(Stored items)
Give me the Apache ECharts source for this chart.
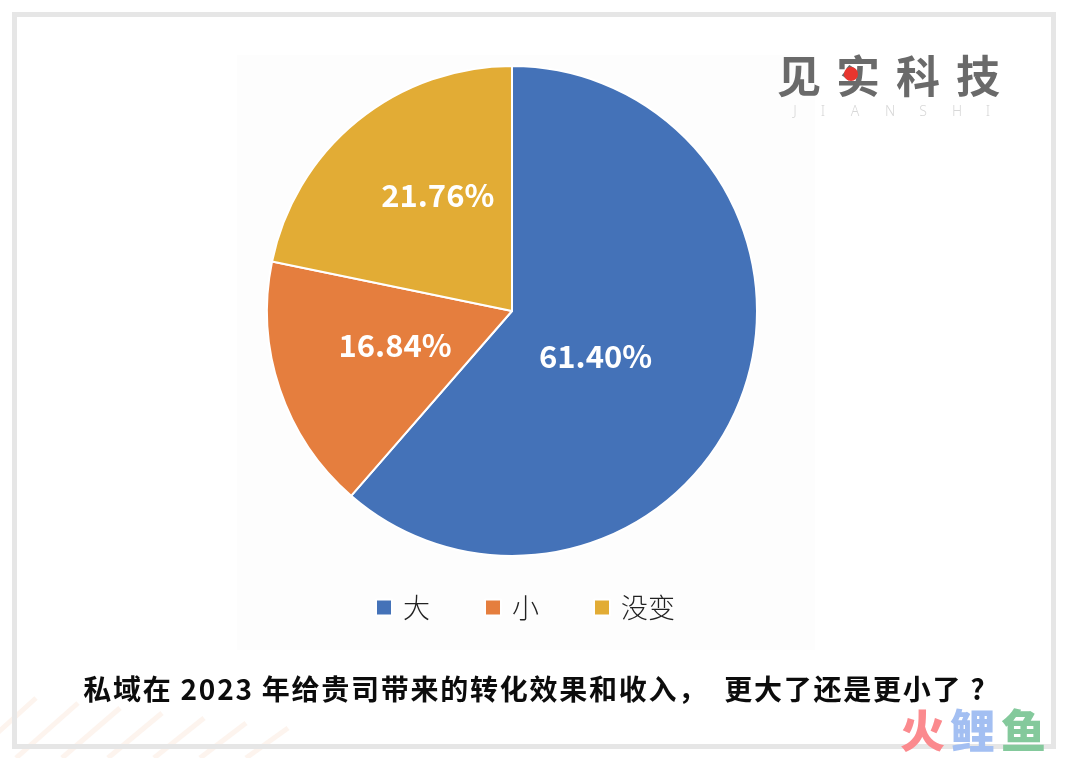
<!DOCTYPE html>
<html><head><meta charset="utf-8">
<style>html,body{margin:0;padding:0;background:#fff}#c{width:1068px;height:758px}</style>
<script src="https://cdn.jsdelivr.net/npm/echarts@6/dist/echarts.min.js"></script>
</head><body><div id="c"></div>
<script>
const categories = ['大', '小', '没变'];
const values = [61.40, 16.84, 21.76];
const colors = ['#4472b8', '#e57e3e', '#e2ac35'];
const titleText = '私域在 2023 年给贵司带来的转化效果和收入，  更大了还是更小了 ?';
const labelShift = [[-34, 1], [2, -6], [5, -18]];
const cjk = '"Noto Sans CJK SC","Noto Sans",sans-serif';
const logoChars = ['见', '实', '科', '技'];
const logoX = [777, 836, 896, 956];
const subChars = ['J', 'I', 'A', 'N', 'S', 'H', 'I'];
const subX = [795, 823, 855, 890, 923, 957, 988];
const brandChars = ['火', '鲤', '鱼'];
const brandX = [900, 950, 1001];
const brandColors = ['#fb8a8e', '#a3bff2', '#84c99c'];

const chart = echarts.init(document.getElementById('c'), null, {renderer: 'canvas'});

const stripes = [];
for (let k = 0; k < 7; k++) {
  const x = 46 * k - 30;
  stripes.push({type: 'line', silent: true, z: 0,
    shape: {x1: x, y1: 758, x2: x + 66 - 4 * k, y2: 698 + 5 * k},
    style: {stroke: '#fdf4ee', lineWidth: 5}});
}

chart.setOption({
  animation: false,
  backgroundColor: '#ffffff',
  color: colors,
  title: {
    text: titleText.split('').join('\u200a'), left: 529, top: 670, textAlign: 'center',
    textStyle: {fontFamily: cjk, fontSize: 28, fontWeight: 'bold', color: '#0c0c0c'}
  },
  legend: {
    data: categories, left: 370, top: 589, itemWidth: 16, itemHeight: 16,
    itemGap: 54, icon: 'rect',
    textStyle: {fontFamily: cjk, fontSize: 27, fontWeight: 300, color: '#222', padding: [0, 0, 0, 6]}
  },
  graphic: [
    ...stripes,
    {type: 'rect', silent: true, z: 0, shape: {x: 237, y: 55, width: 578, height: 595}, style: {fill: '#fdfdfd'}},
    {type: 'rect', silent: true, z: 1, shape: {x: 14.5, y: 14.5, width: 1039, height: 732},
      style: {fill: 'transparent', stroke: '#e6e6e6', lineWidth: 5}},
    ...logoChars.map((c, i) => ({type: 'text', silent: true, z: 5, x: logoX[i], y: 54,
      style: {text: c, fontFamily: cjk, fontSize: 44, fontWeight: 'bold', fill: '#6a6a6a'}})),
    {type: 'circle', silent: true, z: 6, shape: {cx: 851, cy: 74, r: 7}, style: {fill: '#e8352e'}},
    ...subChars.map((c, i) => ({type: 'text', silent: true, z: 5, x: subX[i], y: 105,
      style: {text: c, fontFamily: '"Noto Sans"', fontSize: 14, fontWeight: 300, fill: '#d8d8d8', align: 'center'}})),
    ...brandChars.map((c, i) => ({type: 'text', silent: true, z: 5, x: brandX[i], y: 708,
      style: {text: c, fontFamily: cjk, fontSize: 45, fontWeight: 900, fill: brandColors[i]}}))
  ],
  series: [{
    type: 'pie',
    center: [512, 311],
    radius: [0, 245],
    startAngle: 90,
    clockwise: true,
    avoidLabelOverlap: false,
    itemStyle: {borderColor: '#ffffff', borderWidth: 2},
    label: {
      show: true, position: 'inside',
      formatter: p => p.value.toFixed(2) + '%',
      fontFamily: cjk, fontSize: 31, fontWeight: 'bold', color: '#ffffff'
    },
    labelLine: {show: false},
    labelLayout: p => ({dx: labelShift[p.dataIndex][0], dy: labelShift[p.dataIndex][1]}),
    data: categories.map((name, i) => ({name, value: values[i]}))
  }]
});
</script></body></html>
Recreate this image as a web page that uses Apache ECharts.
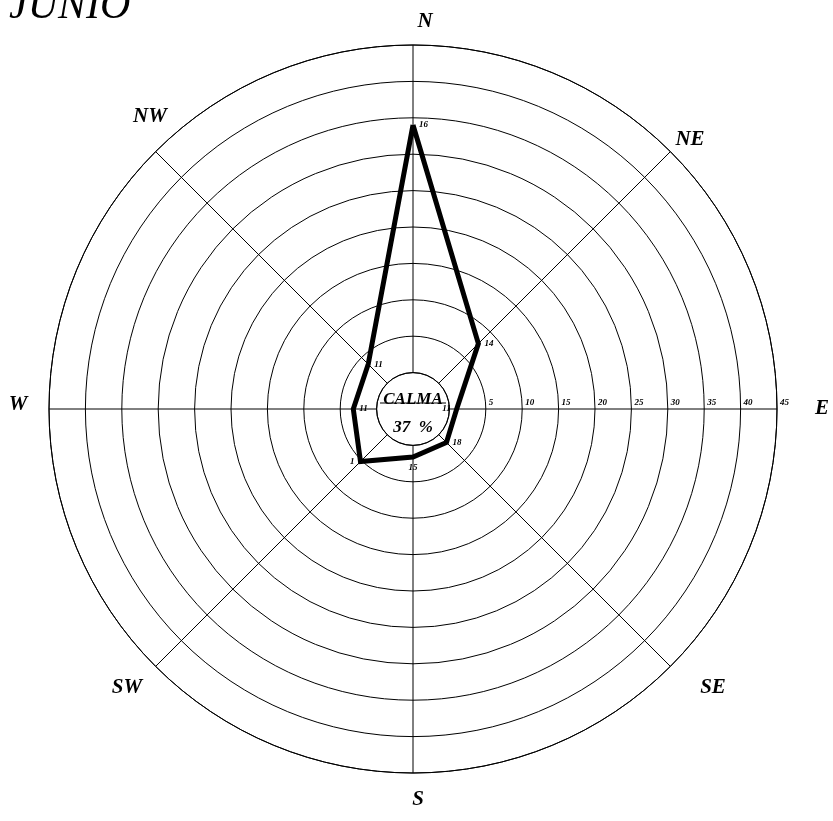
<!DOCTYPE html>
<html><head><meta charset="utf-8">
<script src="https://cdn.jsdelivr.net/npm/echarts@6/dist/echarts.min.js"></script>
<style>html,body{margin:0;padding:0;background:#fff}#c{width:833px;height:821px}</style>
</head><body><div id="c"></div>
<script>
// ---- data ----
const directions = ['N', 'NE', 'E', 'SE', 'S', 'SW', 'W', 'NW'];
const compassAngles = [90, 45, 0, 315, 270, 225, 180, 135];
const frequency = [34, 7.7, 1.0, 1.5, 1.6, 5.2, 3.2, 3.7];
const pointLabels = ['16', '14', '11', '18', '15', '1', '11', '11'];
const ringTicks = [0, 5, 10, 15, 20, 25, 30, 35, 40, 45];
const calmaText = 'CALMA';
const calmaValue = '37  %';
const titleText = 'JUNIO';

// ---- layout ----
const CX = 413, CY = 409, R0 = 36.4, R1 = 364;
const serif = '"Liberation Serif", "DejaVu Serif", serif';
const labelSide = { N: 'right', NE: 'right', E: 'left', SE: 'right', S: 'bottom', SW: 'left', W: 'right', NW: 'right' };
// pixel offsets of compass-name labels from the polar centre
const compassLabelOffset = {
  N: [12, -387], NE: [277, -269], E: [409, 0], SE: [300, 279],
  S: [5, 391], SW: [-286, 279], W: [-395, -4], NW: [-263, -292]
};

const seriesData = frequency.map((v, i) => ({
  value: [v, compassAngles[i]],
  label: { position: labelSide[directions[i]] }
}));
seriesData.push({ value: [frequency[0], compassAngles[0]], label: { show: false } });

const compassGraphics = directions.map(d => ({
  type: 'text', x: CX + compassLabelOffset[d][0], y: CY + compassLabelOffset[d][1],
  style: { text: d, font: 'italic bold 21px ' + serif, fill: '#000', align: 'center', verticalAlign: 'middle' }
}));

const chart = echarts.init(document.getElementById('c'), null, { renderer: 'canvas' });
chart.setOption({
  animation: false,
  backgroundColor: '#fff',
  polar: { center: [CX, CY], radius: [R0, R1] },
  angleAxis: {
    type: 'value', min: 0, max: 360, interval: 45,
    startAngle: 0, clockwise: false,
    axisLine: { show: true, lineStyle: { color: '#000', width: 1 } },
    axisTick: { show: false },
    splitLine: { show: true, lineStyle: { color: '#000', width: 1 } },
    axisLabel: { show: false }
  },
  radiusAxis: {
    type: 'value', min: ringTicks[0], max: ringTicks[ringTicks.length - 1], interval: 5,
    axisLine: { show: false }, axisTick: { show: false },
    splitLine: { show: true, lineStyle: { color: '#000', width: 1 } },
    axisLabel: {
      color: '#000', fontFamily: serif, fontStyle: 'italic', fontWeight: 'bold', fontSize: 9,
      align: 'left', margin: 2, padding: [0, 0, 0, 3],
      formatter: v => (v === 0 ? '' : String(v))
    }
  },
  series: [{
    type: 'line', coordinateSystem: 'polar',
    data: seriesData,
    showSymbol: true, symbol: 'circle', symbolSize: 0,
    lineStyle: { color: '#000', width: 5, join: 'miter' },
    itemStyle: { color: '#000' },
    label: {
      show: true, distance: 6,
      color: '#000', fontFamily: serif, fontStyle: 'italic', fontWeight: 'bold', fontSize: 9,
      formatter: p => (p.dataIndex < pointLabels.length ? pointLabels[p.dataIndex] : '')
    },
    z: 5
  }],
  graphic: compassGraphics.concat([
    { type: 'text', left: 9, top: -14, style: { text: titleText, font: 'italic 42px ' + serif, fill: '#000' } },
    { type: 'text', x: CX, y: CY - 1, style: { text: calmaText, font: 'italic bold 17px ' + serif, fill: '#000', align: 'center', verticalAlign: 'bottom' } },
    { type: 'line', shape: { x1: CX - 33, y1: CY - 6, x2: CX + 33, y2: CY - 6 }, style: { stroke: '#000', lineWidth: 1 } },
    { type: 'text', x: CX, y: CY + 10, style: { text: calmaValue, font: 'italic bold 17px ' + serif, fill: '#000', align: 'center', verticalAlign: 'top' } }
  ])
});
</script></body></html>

• **Problem requirements**
Starting at the top of the listing above, reproduce each line up to and including the one with "const brandColors = ['#fb8a8e', '#a3bff2', '#84c99c'];"; omit the pictures.

• **Reply**
Give me the Apache ECharts source for this chart.
<!DOCTYPE html>
<html><head><meta charset="utf-8">
<style>html,body{margin:0;padding:0;background:#fff}#c{width:1068px;height:758px}</style>
<script src="https://cdn.jsdelivr.net/npm/echarts@6/dist/echarts.min.js"></script>
</head><body><div id="c"></div>
<script>
const categories = ['大', '小', '没变'];
const values = [61.40, 16.84, 21.76];
const colors = ['#4472b8', '#e57e3e', '#e2ac35'];
const titleText = '私域在 2023 年给贵司带来的转化效果和收入，  更大了还是更小了 ?';
const labelShift = [[-34, 1], [2, -6], [5, -18]];
const cjk = '"Noto Sans CJK SC","Noto Sans",sans-serif';
const logoChars = ['见', '实', '科', '技'];
const logoX = [777, 836, 896, 956];
const subChars = ['J', 'I', 'A', 'N', 'S', 'H', 'I'];
const subX = [795, 823, 855, 890, 923, 957, 988];
const brandChars = ['火', '鲤', '鱼'];
const brandX = [900, 950, 1001];
const brandColors = ['#fb8a8e', '#a3bff2', '#84c99c'];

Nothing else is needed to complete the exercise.